I’ve been reading the saga in Greater Media’s publication the Brick Bulletin, where it was reported recently that Santoro admitted in U.S. District Court on Dec. 3 that in 2008 he took bribes totaling $6,500 from a witness who was cooperating with the FBI in return for his help getting a development approved.

Like many of the other numbskulls who were nabbed in various stings over the last few years — like Operation Bid Rig and the carnival of crime surrounding Solomon Dwek — he took his mordita at a public restaurant, and now faces a maximum sentence of five years in federal prison and a $250,000 fine.

The whole sordid mess has other Ocean County Democrats trying to figure out how to rebuild faith in their party.

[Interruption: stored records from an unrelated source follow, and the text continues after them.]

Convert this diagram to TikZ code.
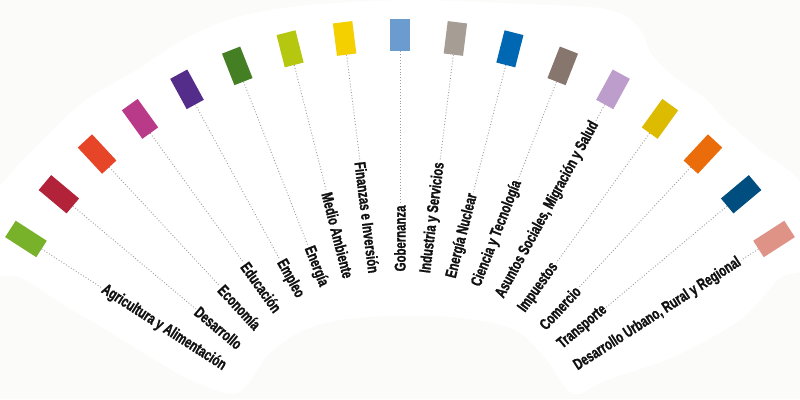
\documentclass[tikz,border=0pt]{standalone}
\usepackage{fontspec}
\usetikzlibrary{calc}
\newfontfamily\labfont{Liberation Sans}[FakeStretch=0.72, BoldFeatures={FakeBold=1.2}]
\definecolor{bgc}{HTML}{FBFBF9}
\definecolor{txtc}{HTML}{111111}
\definecolor{dotc}{HTML}{9C9C9C}
\definecolor{c1}{HTML}{78B22A}
\definecolor{c2}{HTML}{B22238}
\definecolor{c3}{HTML}{E64528}
\definecolor{c4}{HTML}{BA3A8A}
\definecolor{c5}{HTML}{532D89}
\definecolor{c6}{HTML}{457F24}
\definecolor{c7}{HTML}{B6C70F}
\definecolor{c8}{HTML}{F4D000}
\definecolor{c9}{HTML}{6C9BD0}
\definecolor{c10}{HTML}{A69E95}
\definecolor{c11}{HTML}{0067B2}
\definecolor{c12}{HTML}{87766E}
\definecolor{c13}{HTML}{BC9DCB}
\definecolor{c14}{HTML}{DDBB00}
\definecolor{c15}{HTML}{EB6C0B}
\definecolor{c16}{HTML}{004D80}
\definecolor{c17}{HTML}{DF9387}
\begin{document}
\begin{tikzpicture}[x=1pt,y=-1pt,
  tile/.style={draw=none, inner sep=0pt, minimum width=19.5pt},
  lab/.style={font=\labfont\bfseries\fontsize{15.8}{18}\selectfont, text=txtc, inner sep=1.5pt},
  dotline/.style={draw=dotc, line width=0.9pt, dash pattern=on 0.9pt off 2pt}]
\path[use as bounding box] (0,0) rectangle (800,399);
\fill[bgc] (0,0) rectangle (800,399);
\begin{scope}
\clip (0,0) rectangle (800,399);
\fill[white] plot[smooth cycle, tension=0.55] coordinates {
 (-5,270) (-5,200) (12,172) (43,140) (83,102) (133,72) (183,40) (233,18)
 (290,7) (350,2) (417,0) (483,2) (550,5) (600,8) (625,16) (642,32) (652,55)
 (678,80) (705,98) (725,120) (760,150) (805,190) (805,265) (780,278)
 (740,320) (673,357) (607,380) (573,394) (548,362) (515,330) (460,318)
 (400,316) (340,320) (300,332) (268,355) (238,393) (193,381) (150,357)
 (100,326) (67,307) (22,278)};
\end{scope}
\coordinate (C) at (400,480);
\foreach \i/\txt in {1/{Agricultura y Alimentación}, 2/{Desarrollo}, 3/{Economía},
  4/{Educación}, 5/{Empleo}, 6/{Energía}, 7/{Medio Ambiente},
  8/{Finanzas e Inversión}, 9/{Gobernanza}, 10/{Industria y Servicios},
  11/{Energía Nuclear}, 12/{Ciencia y Tecnología},
  13/{Asuntos Sociales, Migración y Salud}, 14/{Impuestos}, 15/{Comercio},
  16/{Transporte}, 17/{Desarrollo Urbano, Rural y Regional}}{
  \pgfmathsetmacro\ang{90+(9-\i)*7.15}
  \pgfmathsetmacro\ra{\ang-90}
  \pgfmathsetmacro\rl{\ang-180}
  \pgfmathsetmacro\len{32+5*abs(\i-9)/8}
  \node[tile, fill=c\i, minimum height=\len pt, rotate=\ra] (r\i) at ($(C)+(-\ang:445)$) {};
  \ifnum\i<9
    \node[lab, rotate=\rl, anchor=east] (t\i) at ($(C)+(-\ang:207)$) {\txt};
    \draw[dotline] (r\i.south) -- (t\i.west);
  \else
    \node[lab, rotate=\ang, anchor=west] (t\i) at ($(C)+(-\ang:207)$) {\txt};
    \draw[dotline] (r\i.south) -- (t\i.east);
  \fi
}
\end{tikzpicture}
\end{document}
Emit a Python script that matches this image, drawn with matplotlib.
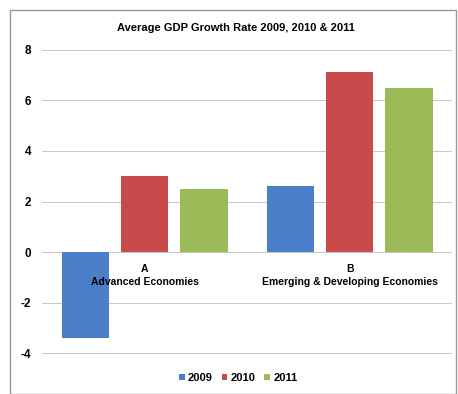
import matplotlib.pyplot as plt
import numpy as np
from matplotlib.patches import Rectangle

plt.rcParams['font.family'] = ['Liberation Sans', 'DejaVu Sans']

groups = ["A\nAdvanced Economies", "B\nEmerging & Developing Economies"]
years = ["2009", "2010", "2011"]
v2009 = [-3.4, 2.6]
v2010 = [3.0, 7.1]
v2011 = [2.5, 6.5]
colors = ["#4a7ec8", "#c84a4a", "#9bbb59"]

fig = plt.figure(figsize=(4.58, 3.94), dpi=100)
ax = fig.add_axes([0.092, 0.100, 0.895, 0.777])

x = np.arange(len(groups))
w = 0.23
step = 0.29
for i, (vals, c, lab) in enumerate(zip([v2009, v2010, v2011], colors, years)):
    ax.bar(x + (i - 1) * step, vals, width=w, color=c, label=lab, zorder=3)

ax.set_xlim(-0.5, 1.5)
ax.set_ylim(-4.05, 8.05)
ax.set_yticks(range(-4, 9, 2))
ax.set_yticklabels([str(t) for t in range(-4, 9, 2)], fontsize=8.5, fontweight="bold")
ax.set_xticks([])
ax.grid(axis="y", color="#c8c8c8", linewidth=0.7, zorder=0)
for s in ax.spines.values():
    s.set_visible(False)
ax.tick_params(axis="y", length=0, pad=8)

for xi, g in zip(x, groups):
    ax.text(xi, -0.45, g, ha="center", va="top", fontsize=7.5, fontweight="bold",
            linespacing=1.45, zorder=4)

fig.text(0.515, 0.93, "Average GDP Growth Rate 2009, 2010 & 2011",
         ha="center", va="center", fontsize=8, fontweight="bold")

fig.legend(loc="center", bbox_to_anchor=(0.52, 0.04), ncol=3, frameon=False,
           handlelength=0.5, handleheight=0.5, handletextpad=0.3,
           columnspacing=0.8, prop={"weight": "bold", "size": 8})

fig.patches.append(Rectangle((10 / 458, 0.0), 446 / 458, 1 - 10 / 394,
                             transform=fig.transFigure, fill=False,
                             edgecolor="#999999", linewidth=1))

fig.savefig("out.png", dpi=100)
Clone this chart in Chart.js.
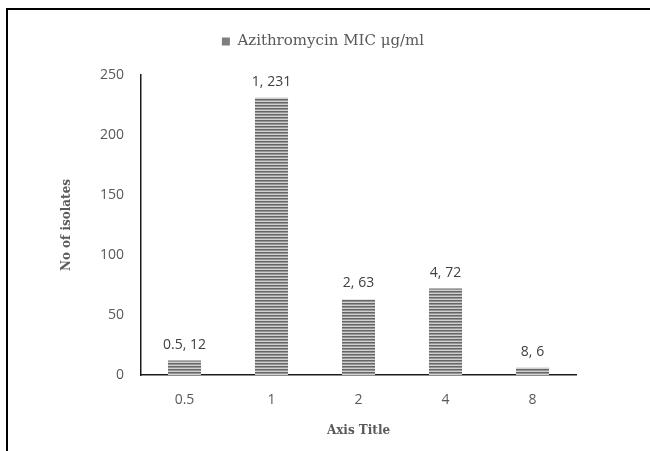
<!DOCTYPE html>
<html>
<head>
<meta charset="utf-8">
<script src="https://cdn.jsdelivr.net/npm/chart.js@4"></script>
<style>
html,body{margin:0;padding:0;background:#fff;}
#wrap{position:relative;width:650px;height:451px;}
#frame{position:absolute;left:6px;top:8px;right:0;bottom:0;border-left:2px solid #000;border-top:2px solid #000;pointer-events:none;}
canvas{display:block;}
</style>
</head>
<body>
<div id="wrap">
<canvas id="c" width="650" height="451"></canvas>
<div id="frame"></div>
</div>
<script>
const categories = ['0.5', '1', '2', '4', '8'];
const isolates = [12, 231, 63, 72, 6];
const seriesName = 'Azithromycin MIC \u03bcg/ml';
const yTicks = [0, 50, 100, 150, 200, 250];

function stripes() {
  const p = document.createElement('canvas');
  p.width = 4; p.height = 3;
  const g = p.getContext('2d');
  g.fillStyle = '#d0d0d0'; g.fillRect(0, 0, 4, 3);
  g.fillStyle = '#666666'; g.fillRect(0, 0, 4, 1);
  g.fillStyle = '#969696'; g.fillRect(0, 1, 4, 1);
  return g.createPattern(p, 'repeat');
}
const ctx = document.getElementById('c').getContext('2d');
const pat = stripes();

const labelPlugin = {
  id: 'barLabels',
  afterDatasetsDraw(chart) {
    const c = chart.ctx;
    const meta = chart.getDatasetMeta(0);
    c.save();
    c.font = '14px "Open Sans", sans-serif';
    c.fillStyle = '#404040';
    c.textAlign = 'center';
    c.textBaseline = 'bottom';
    meta.data.forEach((bar, i) => {
      c.fillText(categories[i] + ', ' + isolates[i], bar.x, bar.y - 9);
    });
    c.restore();
  }
};

// extra gap below the legend and a horizontal shift of the legend
const legendTweak = {
  id: 'legendTweak',
  beforeLayout(chart) {
    const lg = chart.legend;
    if (lg && !lg._tweaked) {
      const origFit = lg.fit.bind(lg);
      lg.fit = function () { origFit(); this.height += 16; };
      const origDraw = lg.draw.bind(lg);
      lg.draw = function () {
        const c = this.ctx;
        c.save(); c.translate(35, 0); origDraw(); c.restore();
      };
      lg._tweaked = true;
    }
  }
};

new Chart(ctx, {
  type: 'bar',
  data: {
    labels: categories,
    datasets: [{
      label: seriesName,
      data: isolates,
      backgroundColor: pat,
      borderWidth: 0,
      categoryPercentage: 1,
      barPercentage: 0.38
    }]
  },
  options: {
    responsive: false,
    animation: false,
    layout: { padding: { left: 0, right: 74, top: 11, bottom: 0 } },
    plugins: {
      legend: {
        display: true,
        position: 'top',
        labels: {
          boxWidth: 8, boxHeight: 8,
          color: '#595959',
          font: { family: '"DejaVu Serif", serif', size: 15 },
          padding: 23,
          generateLabels(chart) {
            return [{ text: seriesName, fillStyle: '#7f7f7f', strokeStyle: '#7f7f7f', lineWidth: 0, datasetIndex: 0, fontColor: '#595959' }];
          }
        }
      },
      tooltip: { enabled: false }
    },
    scales: {
      x: {
        grid: { display: false, drawTicks: false },
        border: { display: true, color: '#1a1a1a', width: 1.5 },
        ticks: { color: '#595959', font: { family: '"Open Sans", sans-serif', size: 14 }, padding: 17 },
        title: { display: true, text: 'Axis Title', color: '#595959', font: { family: '"DejaVu Serif", serif', size: 12, weight: 'bold' }, padding: { top: 0, bottom: 13 } },
        afterFit(s) { s.height = 76; }
      },
      y: {
        min: 0, max: 250,
        afterBuildTicks(s) { s.ticks = yTicks.map(v => ({ value: v })); },
        grid: { display: false, drawTicks: false },
        border: { display: true, color: '#1a1a1a', width: 1.5 },
        ticks: { color: '#595959', font: { family: '"Open Sans", sans-serif', size: 14 }, padding: 17 },
        title: { display: true, text: 'No of isolates', color: '#595959', font: { family: '"DejaVu Serif", serif', size: 12, weight: 'bold' }, padding: { top: 60, bottom: 0 } },
        afterFit(s) { s.width = 141; }
      }
    }
  },
  plugins: [labelPlugin, legendTweak]
});
</script>
</body>
</html>
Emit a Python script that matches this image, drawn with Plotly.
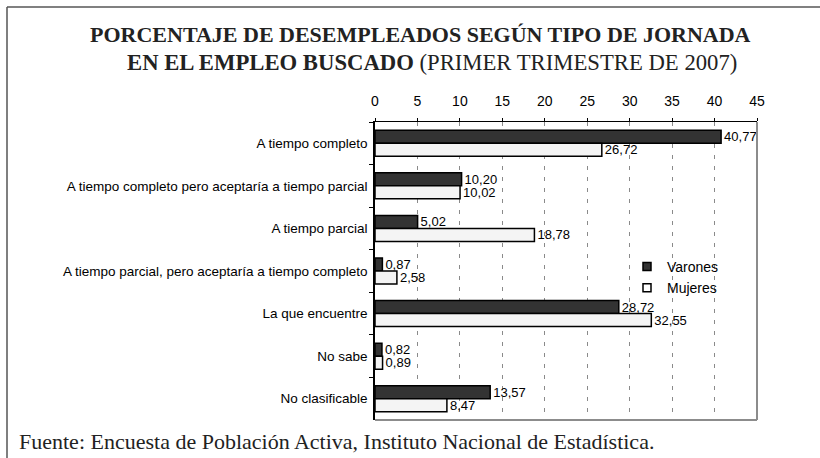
import plotly.graph_objects as go

categories = [
    "A tiempo completo",
    "A tiempo completo pero aceptaría a tiempo parcial",
    "A tiempo parcial",
    "A tiempo parcial, pero aceptaría a tiempo completo",
    "La que encuentre",
    "No sabe",
    "No clasificable",
]
varones = [40.77, 10.20, 5.02, 0.87, 28.72, 0.82, 13.57]
mujeres = [26.72, 10.02, 18.78, 2.58, 32.55, 0.89, 8.47]
x_ticks = [0, 5, 10, 15, 20, 25, 30, 35, 40, 45]

W, H = 820, 458
L, R, T, B = 375, 757, 122, 420  # plot area in pixels


def px(x):
    return (x - L) / (R - L)


def py(y):
    return (B - y) / (B - T)


DARK = "#333333"
LIGHT = "#f4f4f4"
SANS = "Liberation Sans, Arial"
SERIF = "Liberation Serif, Times New Roman"

fig = go.Figure()
fig.add_trace(go.Bar(
    y=categories, x=varones, orientation="h", name="Varones",
    marker=dict(color=DARK, line=dict(color="#000000", width=1.5)),
    texttemplate="%{x:.2f}", textposition="outside", constraintext="none",
    textfont=dict(family=SANS, size=13, color="#000"),
    cliponaxis=False, showlegend=False,
))
fig.add_trace(go.Bar(
    y=categories, x=mujeres, orientation="h", name="Mujeres",
    marker=dict(color=LIGHT, line=dict(color="#000000", width=1.5)),
    texttemplate="%{x:.2f}", textposition="outside", constraintext="none",
    textfont=dict(family=SANS, size=13, color="#000"),
    cliponaxis=False, showlegend=False,
))
# legend proxies (small square markers)
for name, col in [("Varones", DARK), ("Mujeres", "#ffffff")]:
    fig.add_trace(go.Scatter(
        x=[None], y=[None], mode="markers", name=name,
        marker=dict(symbol="square", size=8, color=col,
                    line=dict(color="#000", width=1.5)),
    ))

fig.update_layout(
    width=W, height=H,
    margin=dict(l=L, r=W - R, t=T, b=H - B, pad=0),
    paper_bgcolor="white", plot_bgcolor="white",
    separators=",.",
    barmode="group", bargap=0.39, bargroupgap=0,
    font=dict(family=SANS, color="#000"),
    showlegend=True,
    legend=dict(x=px(627), y=py(251), xanchor="left", yanchor="top",
                bgcolor="rgba(0,0,0,0)", font=dict(size=14, family=SANS),
                itemwidth=30, tracegroupgap=0),
    xaxis=dict(
        side="top", range=[0, 45], tickvals=x_ticks,
        ticktext=[str(v) for v in x_ticks],
        showline=True, linecolor="#000", linewidth=1,
        ticks="outside", ticklen=3, tickcolor="#000",
        tickfont=dict(family=SANS, size=14, color="#000"),
        ticklabelstandoff=6,
        showgrid=True, gridcolor="#8a8a8a", gridwidth=1, griddash="4px,7px",
        zeroline=False, fixedrange=True,
    ),
    yaxis=dict(
        autorange="reversed", type="category",
        showline=True, linecolor="#000", linewidth=1.5,
        ticks="outside", ticklen=4, tickcolor="#000", tickson="boundaries",
        tickfont=dict(size=13.5, color="#000"),
        showgrid=False, zeroline=False, fixedrange=True,
        ticklabelstandoff=3,
    ),
)

shapes = [
    # plot area right & bottom borders (gray)
    dict(type="line", xref="paper", yref="paper", x0=1, x1=1, y0=0, y1=1,
         line=dict(color="#8c8c8c", width=2)),
    dict(type="line", xref="paper", yref="paper", x0=0, x1=1, y0=0, y1=0,
         line=dict(color="#8c8c8c", width=2)),
    # outer frame: top and left
    dict(type="line", xref="paper", yref="paper", x0=px(7), x1=px(822), y0=py(7), y1=py(7),
         line=dict(color="#808080", width=2)),
    dict(type="line", xref="paper", yref="paper", x0=px(7), x1=px(7), y0=py(7), y1=py(462),
         line=dict(color="#555555", width=1.5)),
]
fig.update_layout(shapes=shapes)

annotations = [
    dict(text="<b>PORCENTAJE DE DESEMPLEADOS SEGÚN TIPO DE JORNADA</b>",
         x=px(420), y=py(34), xref="paper", yref="paper", xanchor="center", yanchor="middle",
         showarrow=False, font=dict(family=SERIF, size=22, color="#222")),
    dict(text="<b>EN EL EMPLEO BUSCADO</b> (PRIMER TRIMESTRE DE 2007)",
         x=px(432), y=py(63), xref="paper", yref="paper", xanchor="center", yanchor="middle",
         showarrow=False, font=dict(family=SERIF, size=22.7, color="#222")),
    dict(text="Fuente: Encuesta de Población Activa, Instituto Nacional de Estadística.",
         x=px(17), y=py(441), xref="paper", yref="paper", xanchor="left", yanchor="middle",
         showarrow=False, font=dict(family=SERIF, size=22, color="#222")),
]
fig.update_layout(annotations=annotations)

fig.write_html("out.html", config={"displayModeBar": False},
               post_script="document.body.style.margin='0px';")
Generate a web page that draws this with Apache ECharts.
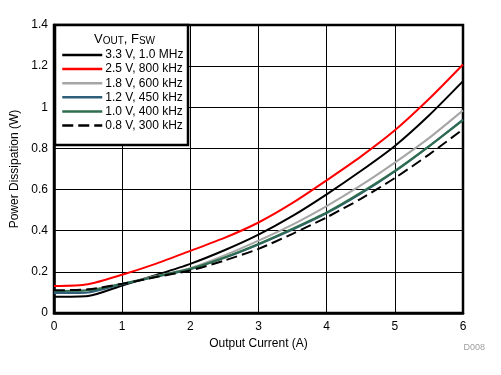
<!DOCTYPE html>
<html>
<head>
<meta charset="utf-8">
<script src="https://cdn.jsdelivr.net/npm/echarts@6/dist/echarts.min.js"></script>
<style>html,body{margin:0;padding:0;background:#fff}#c{width:501px;height:375px}</style>
</head>
<body>
<div id="c"></div>
<script>
var xValues = [0, 0.5, 1, 1.5, 2, 2.5, 3, 3.5, 4, 4.5, 5, 5.5, 6];
var s33 = [0.079, 0.083, 0.134, 0.185, 0.239, 0.305, 0.381, 0.472, 0.577, 0.69, 0.812, 0.96, 1.127];
var s25 = [0.131, 0.140, 0.186, 0.240, 0.302, 0.365, 0.440, 0.535, 0.645, 0.760, 0.888, 1.040, 1.208];
var s18 = [0.107, 0.112, 0.142, 0.180, 0.218, 0.280, 0.352, 0.430, 0.520, 0.620, 0.731, 0.850, 0.985];
var s12 = [0.097, 0.100, 0.140, 0.176, 0.213, 0.268, 0.333, 0.405, 0.485, 0.580, 0.688, 0.810, 0.940];
var s10 = [0.107, 0.110, 0.142, 0.178, 0.215, 0.270, 0.336, 0.410, 0.489, 0.585, 0.691, 0.810, 0.937];
var s08 = [0.110, 0.115, 0.142, 0.175, 0.207, 0.255, 0.312, 0.385, 0.465, 0.555, 0.656, 0.770, 0.893];
var seriesNames = ['3.3 V, 1.0 MHz', '2.5 V, 800 kHz', '1.8 V, 600 kHz', '1.2 V, 450 kHz', '1.0 V, 400 kHz', '0.8 V, 300 kHz'];
var seriesData = [s33, s25, s18, s12, s10, s08];
var colors = ['#000000', '#ff0000', '#a6a6a6', '#2f5f78', '#2e6e4e', '#000000'];
var dashes = ['solid', 'solid', 'solid', 'solid', 'solid', [11, 5]];

function pairs(ys) { return xValues.map(function (x, i) { return [x, ys[i]]; }); }

var font = 'Liberation Sans, Arial, sans-serif';
var chart = echarts.init(document.getElementById('c'), null, { renderer: 'canvas' });
var series = seriesNames.map(function (n, i) {
  return {
    name: n, type: 'line', data: pairs(seriesData[i]), showSymbol: false, symbol: 'none',
    smooth: 0.25, z: 2,
    lineStyle: { color: colors[i], width: 2, type: dashes[i] },
    itemStyle: { color: colors[i] }
  };
});
chart.setOption({
  animation: false,
  backgroundColor: '#fff',
  textStyle: { fontFamily: font },
  grid: { left: 54, right: 38, top: 25, bottom: 62, show: true, borderColor: '#000', borderWidth: 2.5, backgroundColor: 'transparent' },
  xAxis: {
    type: 'value', min: 0, max: 6, interval: 1,
    name: 'Output Current (A)', nameLocation: 'middle', nameGap: 23,
    nameTextStyle: { fontSize: 12, color: '#000', fontFamily: font },
    axisLine: { show: true, lineStyle: { color: '#000', width: 2.5 } },
    axisTick: { show: false },
    axisLabel: { fontSize: 12, color: '#000', margin: 8, fontFamily: font },
    splitLine: { show: true, lineStyle: { color: '#000', width: 1 } }
  },
  yAxis: {
    type: 'value', min: 0, max: 1.4, interval: 0.2,
    name: 'Power Dissipation (W)', nameLocation: 'middle', nameGap: 30,
    nameTextStyle: { fontSize: 12, color: '#000', fontFamily: font },
    axisLine: { show: true, lineStyle: { color: '#000', width: 2.5 } },
    axisTick: { show: false },
    axisLabel: { fontSize: 12, color: '#000', margin: 6, fontFamily: font,
      formatter: function (v) { return String(+v.toFixed(1)); } },
    splitLine: { show: true, lineStyle: { color: '#000', width: 1 } }
  },
  legend: {
    orient: 'vertical', left: 61, top: 49, padding: 0, z: 6,
    itemWidth: 40, itemHeight: 12, itemGap: 2.1,
    data: seriesNames,
    itemStyle: { opacity: 0, borderWidth: 0 },
    lineStyle: { width: 2.5 },
    textStyle: { fontSize: 12, color: '#000', fontFamily: font, padding: [0, 0, 0, -2] }
  },
  graphic: [
    { type: 'rect', z: 5, shape: { x: 55, y: 25, width: 133, height: 120 },
      style: { fill: '#fff', stroke: '#000', lineWidth: 2.5 } },
    { type: 'text', z: 6, left: 94, top: 33,
      style: { text: '{a|V}{b|OUT}{a|, F}{b|SW}', fill: '#000',
        rich: { a: { fontSize: 13, fontFamily: font, fill: '#000', verticalAlign: 'bottom' },
                b: { fontSize: 10, fontFamily: font, fill: '#000', verticalAlign: 'bottom' } } } },
    { type: 'text', z: 6, right: 16, top: 343,
      style: { text: 'D008', fill: '#a0a0a0', fontSize: 9, fontFamily: font } }
  ],
  series: series
});
</script>
</body>
</html>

And what, you ask, is the name of the new party chairman who took over the county organization recently — the guy who’s promising to clean things up?

Wyatt Earp! You just can’t make this stuff up.

• • •

After my recent columns on Thanksgiving and cooking disasters, I heard from several people who had experienced similar fiascos. My favorite came from a friend who recounted a Christmas dinner at his wife’s family home, where he was initially asked to give the blessing before the big holiday meal. He declined but was then asked to dish up the clam chowder.

He had served about three bowls, he said, when he noticed something unusual in his ladle. Someone screamed. Someone else reacted more viscerally. And then, in horror, he realized what he was about to dish up: the lower half of his mother-in-law’s dentures! She said she must have lost them when she tasted the soup as it simmered. I don’t know about you, but after hearing that tale, I may never eat clam chowder again. Especially with those little crackers that resemble molars.